Barrett’s Five Favorites of 2011
All week your faithful editors at Here’s Some Awesome will be selecting their favorites from the year! Some may be previously posted, some may be entirely new — but all represent the kind of awesome we’ve been happy to bring you guys all year long. Please enjoy, and happy holidays!
Killed Myself When I Was Young – The Tragic Beauty Of Living And Dying On The Ragged Edge
I’m just gonna come out and say it – this was my favorite video I posted this year. Something about it hit me really hard and it still pops to mind upon occasion.
But beyond all that shock, beyond all that hindsight of twenty-first century engineering, there is something tragically beautiful about the video in the same way that a eulogy is beautiful. It’s a video showing people’s lives through their deaths and near-deaths; of an understanding of who they are at their very core expressed directly through their passion – even if that passion eventually killed them. We should all be so lucky to die doing what drove us to live.
The Arab Spring was one of the most worldchanging events of the past year. People all across the world watched in anticipation, awe, and anger, as first a few, then a few hundre, then a few thousand stood up in unison to say “No more!” The repercussions will be felt for decades.
The primary video element is footage from the recent Egyptian revolution – personal and occasionally voyeuristic in its simplicity and access. For the audio, we hear Eddie Hazel’s single-take blues guitar solo from Funkadelic’s 1971 song Maggot Brain. And running through both the audio and video is Charlie Chaplin’s stirring climactic speech from his 1940 film The Great Dictator.

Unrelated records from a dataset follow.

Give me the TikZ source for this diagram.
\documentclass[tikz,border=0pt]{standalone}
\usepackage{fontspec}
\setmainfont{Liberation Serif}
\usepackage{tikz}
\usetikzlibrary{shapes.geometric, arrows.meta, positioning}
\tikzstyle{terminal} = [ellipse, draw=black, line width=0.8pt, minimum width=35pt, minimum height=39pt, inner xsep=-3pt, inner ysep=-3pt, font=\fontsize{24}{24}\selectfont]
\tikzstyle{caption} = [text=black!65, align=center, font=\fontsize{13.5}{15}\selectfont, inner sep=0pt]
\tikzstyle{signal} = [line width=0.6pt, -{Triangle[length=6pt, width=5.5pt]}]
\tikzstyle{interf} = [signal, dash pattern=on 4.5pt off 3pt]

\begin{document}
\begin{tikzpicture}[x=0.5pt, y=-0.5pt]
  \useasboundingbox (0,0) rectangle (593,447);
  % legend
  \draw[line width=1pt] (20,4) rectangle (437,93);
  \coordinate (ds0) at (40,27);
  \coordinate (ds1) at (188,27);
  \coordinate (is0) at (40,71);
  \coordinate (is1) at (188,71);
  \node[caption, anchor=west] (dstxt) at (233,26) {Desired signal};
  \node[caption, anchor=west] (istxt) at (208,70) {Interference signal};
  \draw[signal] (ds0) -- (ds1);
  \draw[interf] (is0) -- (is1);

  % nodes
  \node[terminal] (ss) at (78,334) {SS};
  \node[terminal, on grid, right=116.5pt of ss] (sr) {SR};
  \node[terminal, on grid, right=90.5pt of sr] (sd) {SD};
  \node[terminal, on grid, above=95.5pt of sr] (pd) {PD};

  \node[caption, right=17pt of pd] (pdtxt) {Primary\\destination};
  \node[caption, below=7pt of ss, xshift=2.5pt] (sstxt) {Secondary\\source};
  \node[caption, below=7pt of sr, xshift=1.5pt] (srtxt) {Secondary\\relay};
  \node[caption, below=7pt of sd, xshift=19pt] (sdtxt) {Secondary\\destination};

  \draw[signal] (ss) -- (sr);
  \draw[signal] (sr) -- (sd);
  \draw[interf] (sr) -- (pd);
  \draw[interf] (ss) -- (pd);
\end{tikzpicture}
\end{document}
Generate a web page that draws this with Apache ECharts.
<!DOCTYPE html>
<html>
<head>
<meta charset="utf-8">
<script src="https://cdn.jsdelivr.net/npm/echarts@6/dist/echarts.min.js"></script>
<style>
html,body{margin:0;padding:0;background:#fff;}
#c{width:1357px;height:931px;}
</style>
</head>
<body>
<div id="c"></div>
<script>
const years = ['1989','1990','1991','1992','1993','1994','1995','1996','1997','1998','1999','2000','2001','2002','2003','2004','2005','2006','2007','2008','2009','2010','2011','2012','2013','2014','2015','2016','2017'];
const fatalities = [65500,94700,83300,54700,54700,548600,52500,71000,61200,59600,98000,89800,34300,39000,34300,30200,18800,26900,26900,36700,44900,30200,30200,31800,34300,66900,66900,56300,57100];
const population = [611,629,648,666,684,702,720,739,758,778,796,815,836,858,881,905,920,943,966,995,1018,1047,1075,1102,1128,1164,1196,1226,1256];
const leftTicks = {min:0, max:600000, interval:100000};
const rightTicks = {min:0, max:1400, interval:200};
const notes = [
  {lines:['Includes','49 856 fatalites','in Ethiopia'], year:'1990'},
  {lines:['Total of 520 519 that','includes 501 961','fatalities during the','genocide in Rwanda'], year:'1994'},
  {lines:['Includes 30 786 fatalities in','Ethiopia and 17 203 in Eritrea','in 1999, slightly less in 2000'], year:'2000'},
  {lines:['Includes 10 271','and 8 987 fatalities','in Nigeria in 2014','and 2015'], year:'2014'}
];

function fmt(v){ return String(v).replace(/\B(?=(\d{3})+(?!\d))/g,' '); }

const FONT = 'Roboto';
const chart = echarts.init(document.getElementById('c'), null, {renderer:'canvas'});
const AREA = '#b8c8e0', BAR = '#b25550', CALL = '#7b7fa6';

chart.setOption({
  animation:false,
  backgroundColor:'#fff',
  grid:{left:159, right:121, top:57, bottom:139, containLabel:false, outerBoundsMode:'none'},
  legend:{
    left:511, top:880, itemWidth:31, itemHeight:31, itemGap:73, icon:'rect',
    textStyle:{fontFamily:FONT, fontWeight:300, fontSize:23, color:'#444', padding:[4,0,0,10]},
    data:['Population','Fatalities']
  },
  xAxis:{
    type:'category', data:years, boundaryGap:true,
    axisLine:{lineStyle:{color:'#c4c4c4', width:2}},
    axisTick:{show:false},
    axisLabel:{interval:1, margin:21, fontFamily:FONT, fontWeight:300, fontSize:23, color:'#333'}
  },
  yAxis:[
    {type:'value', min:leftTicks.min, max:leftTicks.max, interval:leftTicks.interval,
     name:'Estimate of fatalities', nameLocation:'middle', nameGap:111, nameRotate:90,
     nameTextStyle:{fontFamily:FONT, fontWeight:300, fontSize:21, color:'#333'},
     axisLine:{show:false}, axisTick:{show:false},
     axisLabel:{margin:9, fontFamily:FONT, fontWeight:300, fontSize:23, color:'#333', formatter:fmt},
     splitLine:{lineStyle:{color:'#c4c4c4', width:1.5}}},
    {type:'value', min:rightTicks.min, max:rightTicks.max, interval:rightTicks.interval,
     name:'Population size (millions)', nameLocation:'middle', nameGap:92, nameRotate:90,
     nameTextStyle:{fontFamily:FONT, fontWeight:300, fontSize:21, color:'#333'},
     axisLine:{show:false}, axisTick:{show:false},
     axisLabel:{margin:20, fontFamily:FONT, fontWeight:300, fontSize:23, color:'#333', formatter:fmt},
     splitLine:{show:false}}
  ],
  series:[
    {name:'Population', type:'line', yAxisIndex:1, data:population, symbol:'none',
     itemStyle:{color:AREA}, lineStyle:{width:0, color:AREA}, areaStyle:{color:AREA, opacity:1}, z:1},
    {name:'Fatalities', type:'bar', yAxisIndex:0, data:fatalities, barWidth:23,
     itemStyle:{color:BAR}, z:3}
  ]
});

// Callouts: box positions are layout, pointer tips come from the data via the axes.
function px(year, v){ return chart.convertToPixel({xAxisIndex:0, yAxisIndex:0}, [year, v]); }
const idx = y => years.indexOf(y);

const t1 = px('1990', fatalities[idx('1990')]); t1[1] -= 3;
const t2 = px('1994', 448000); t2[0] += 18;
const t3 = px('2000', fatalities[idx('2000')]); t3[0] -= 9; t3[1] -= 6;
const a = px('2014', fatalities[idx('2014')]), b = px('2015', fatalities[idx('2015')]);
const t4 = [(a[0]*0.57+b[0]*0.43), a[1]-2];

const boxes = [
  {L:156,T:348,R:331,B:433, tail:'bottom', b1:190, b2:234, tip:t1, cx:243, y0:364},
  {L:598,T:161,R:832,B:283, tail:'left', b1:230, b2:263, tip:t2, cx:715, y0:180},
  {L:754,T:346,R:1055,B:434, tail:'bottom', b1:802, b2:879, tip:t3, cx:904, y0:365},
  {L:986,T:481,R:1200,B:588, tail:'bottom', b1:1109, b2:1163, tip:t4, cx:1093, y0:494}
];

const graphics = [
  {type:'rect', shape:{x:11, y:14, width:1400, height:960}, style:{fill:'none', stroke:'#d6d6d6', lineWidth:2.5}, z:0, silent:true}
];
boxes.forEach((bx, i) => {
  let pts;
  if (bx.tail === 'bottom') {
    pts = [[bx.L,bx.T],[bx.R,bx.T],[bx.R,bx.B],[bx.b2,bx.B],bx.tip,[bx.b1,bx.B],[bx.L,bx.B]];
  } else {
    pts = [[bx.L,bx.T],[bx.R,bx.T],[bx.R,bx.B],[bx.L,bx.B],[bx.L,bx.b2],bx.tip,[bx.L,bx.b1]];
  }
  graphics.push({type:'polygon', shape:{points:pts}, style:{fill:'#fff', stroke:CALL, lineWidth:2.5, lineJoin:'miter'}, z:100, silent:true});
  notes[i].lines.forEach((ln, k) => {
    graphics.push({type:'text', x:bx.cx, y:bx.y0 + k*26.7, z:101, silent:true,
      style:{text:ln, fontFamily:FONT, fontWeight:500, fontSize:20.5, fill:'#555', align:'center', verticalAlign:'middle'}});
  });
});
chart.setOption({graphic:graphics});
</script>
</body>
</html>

The complete history of the entire universe.
Oh TED talks, I’ve posted more than a few in the past year. Can you blame me though when you get gems like someone explaining the (mostly) complete history of the entire universe in 17 minutes?
I think it’s no surprise by now that I fly my nerd flag high. Amongst the other nerdy things that I gravitate towards, I’ve always had a love for the types of science that involve cosmological physics on a universal scale. Because of this, I have a rather…robust science book collection (and my apartment smells of rich mahogany…) so when I say that this is one of the best explanations I’ve ever come across as to how the universe got to its present point, it means I’m comparing it to no less than Stephen Hawking and Carl Sagan.
The Global Village Construction Set – Open-Source Blueprints for Civilization
This is the second of two TED talks I’ll post today, and another that’s stuck in my head since I found it. I’ve long believed that there isn’t a single human issue that can’t be solved with the proper application of the Internet. Marcin Jakubowski and Open Source Ecology are taking this maxim to an end I could only imagine.
Our goal is a repository of published designs so clear – so complete – that a single burned DVD is effectively a civilization starter kit.
My Drunk Kitchen – Important Lessons For Surviving Your Adultolescence
I’m ending with what’s maybe my favorite new webseries of 2011 – My Drunk Kitchen. Yes, it may be “just” Hannah, a laptop camera, and a fair bit of editing, but it goes to show that sometimes it’s less important how you make your show, and more important how you connect with your audience. Hannah is smart, engaging, charming, and altogether entertaining – expect to see more and bigger things from her over the coming years.
For some people, a kitchen is a place where wonders never cease. For others, it’s akin to Mordor: a place into which one simply cannot walk and expect to survive. For Hannah Hart, the kitchen is where one goes to drink heavily while playing with fire.